Going into camp week I didn’t really know what to expect. I figured it would be a very spirit filled week with Mass, adoration, confession, and time to pray, but beyond any of that, I didn’t know how the camp organizers were going to keep 50 boys interested for a whole seven days. It wasn’t until the afternoon on the first day when I was asked a pointed question while I was preparing to play dodge ball with the others kids. A young camper asked, “We can play dodge ball at a Catholic camp? I didn’t know we could do that!!” The priest who was with us exclaimed right back as he threw a dodge ball the kids way, “That is the point! We can do regular everyday things and love Jesus doing them! That is what it means to be Catholic!” It all made sense! That is what the camp was about. At that moment, I could not have been more excited to be there or to help these kids realize that their life can be full of sports, mud, water fights, and so much more, and still have Jesus at the center.

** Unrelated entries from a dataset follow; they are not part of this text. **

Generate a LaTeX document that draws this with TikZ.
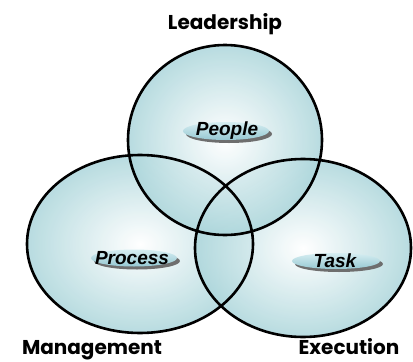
\documentclass[tikz,border=0pt]{standalone}
\usepackage{fontspec}
\setmainfont{Liberation Sans}
\newfontfamily\titlefont{Poppins}
\usetikzlibrary{shadings}
\definecolor{ringedge}{RGB}{172,214,219}
\definecolor{badgetop}{RGB}{214,238,242}
\definecolor{badgebot}{RGB}{150,200,210}
\definecolor{shadowgray}{RGB}{110,110,110}
\tikzset{
  ringfill/.style={inner color=white, outer color=ringedge, fill opacity=0.85},
  ringline/.style={draw=black, line width=2.6pt},
  title/.style={font=\titlefont\bfseries\fontsize{20}{22}\selectfont, text=black, inner sep=0pt, anchor=base},
  badgetext/.style={font=\bfseries\itshape\fontsize{19}{21}\selectfont, text=black, inner sep=0pt},
}
\begin{document}
\begin{tikzpicture}[x=1pt,y=-1pt]
\useasboundingbox (0,0) rectangle (413,362);
\fill[white] (0,0) rectangle (413,362);
% fills
\shade[ringfill] (140,244) ellipse [x radius=113, y radius=89];
\shade[ringfill] (303,248) ellipse [x radius=108, y radius=89];
\shade[ringfill] (225,140) ellipse [x radius=97, y radius=95];
% outlines
\draw[ringline] (140,244) ellipse [x radius=113, y radius=89];
\draw[ringline] (303,248) ellipse [x radius=108, y radius=89];
\draw[ringline] (225,140) ellipse [x radius=97, y radius=95];
% badges
\foreach \cx/\cy/\rx/\ry in {226/131/43/9, 134/258/43/8.5, 336/261/44/8}{
  \fill[shadowgray] (\cx+3,\cy+3) ellipse [x radius=\rx, y radius=\ry];
  \shade[top color=badgetop, bottom color=badgebot] (\cx,\cy) ellipse [x radius=\rx, y radius=\ry];
}
\node[badgetext] (people) at (227,131) {People};
\node[badgetext] (process) at (132,258) {Process};
\node[badgetext] (task) at (335,261) {Task};
\node[title] (lead) at (225,29) {Leadership};
\node[title] (mgmt) at (92,354) {Management};
\node[title] (exec) at (349,354) {Execution};
\end{tikzpicture}
\end{document}
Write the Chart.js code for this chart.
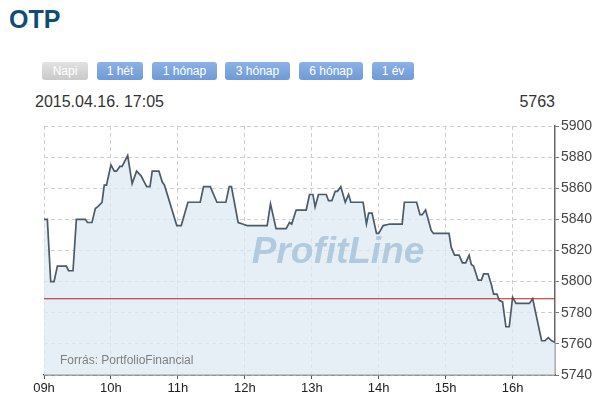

So many times people think of Catholic schools, camps, or programs and think that it is going to be times filled with intense prayer, crazy penance, and NO FUN! You are smiling right now because we all know that it is true. My friends, being Catholic is not running from the world, but living in it, and bringing Christ to it. To play sports, be on the stage, play the instruments, be in the bands, paint the paintings, write the stories, imaging the things that have not yet be imagined, and do it all for Jesus and with Jesus. That is what it means to be Catholic! This might be news to you, but the Church was not created 2000 years ago to be apart from the world, but it was created to be part of it – and to be redeemed through Jesus and the gospel.
Deep in our hearts we all want to be great, we all want to be saints, but so many of us get discouraged because it doesn’t seem possible. Here is the great news! St. Jose Maria Escriva, a Saint of our time and founder of Opus Dei, proclaimed to the whole world that we all can be saints. He used to proclaim to big crowds, “You can be a saint in this time and place!” And the way he taught that was to be in the world, and to bring Jesus into everything that you do. He made sainthood a reality to thousands of people only if we would all strive to sanctify our work, recreation, family life, and all that we do and do it all for the love of Jesus and the Church. We can be saints! Do you truly believe it?